- Theatrical release poster
- Directed by: Mark Kendall
- Produced by: Rafael González; Mark Kendall; Executive:; Esther B Robinson;
- Cinematography: Mark Kendall
- Edited by: Mark Kendall Shannon Kennedy
- Music by: T. Griffin
- Production companies: Ek Balam Producciones; Follow Your Nose Films;
- Distributed by: Emerging Pictures
- Release dates: March 10, 2012 (SXSW Film Festival); May 31, 2013 (United States);
- Running time: 72 minutes
- Countries: Guatemala United States
- Languages: English Spanish

= La Camioneta =

2012 American Film

La Camioneta is a 2012 documentary film directed by Mark Kendall. It is an experimental work that follows the transformative journey of a decommissioned American school bus through complex social, political, and economic landscapes.

==Production==
Filming began at a school bus auction in Pennsylvania. Kendall met a buyer who had come to the United States as a transmigrant in order to purchase a decommissioned Blue Bird bus. They rode down together on the acquired bus through Mexico and into Guatemala, where it was resold at a junkyard and transformed into a vehicle for public transportation. Kendall explains that "it was equally as vital for me to be on the bus myself as it was to not know where it might end up, who might be its new owner, or what route, if any, it might end up joining."

==Release==
La Camioneta premiered at the 2012 SXSW Film Festival, had its Guatemalan premiere at the 2012 Festival Ícaro, and premiered internationally at the 2013 Festival Internacional de Cine en Guadalajara, where it was nominated for Best Documentary and Best Director.
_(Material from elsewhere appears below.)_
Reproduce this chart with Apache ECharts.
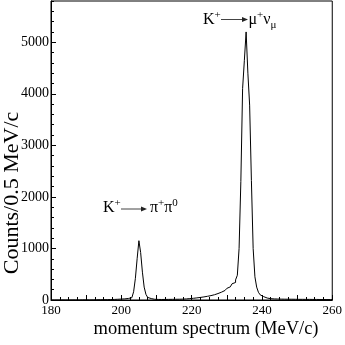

The film was released theatrically in the United States, Mexico, and Guatemala.

==Reception==
La Camioneta was well-received critically, with a 100% approval rating on review aggregator Rotten Tomatoes and a score of 83 out of 100 on Metacritic, based on 9 critics, indicating "universal acclaim".

Film critics have praised the film as "a brilliant microhistory of our globalized world" often highlighting the surprising payoffs of its conceptual minimalism.

Writing for Variety, Andrew Barker stated that "The film wrings an almost bizarre amount of political, humanistic and spiritual substance out of this limited frame. Kendall's eye for untold stories, as well as his instinct for catching evocatively framed images on the fly, mark him as a name to watch". The film was selected as a New York Times Critics' Pick by Stephen Holden, who described the film as "an upbeat story of resilience, regeneration and artistic imagination." In J. Hoberman's review for BLOUIN ARTINFO, he wrote that "La Camioneta is a poetic, even dreamy, film that ultimately conveys the mystical sense of a transmigrated (mechanical) soul."

La Camioneta was named as one of IndieWire's “Top Docs of 2013” and one of Fandor's “Best Political Films of 2013.”

At the IDA Documentary Awards, the film received the David L. Wolper Award.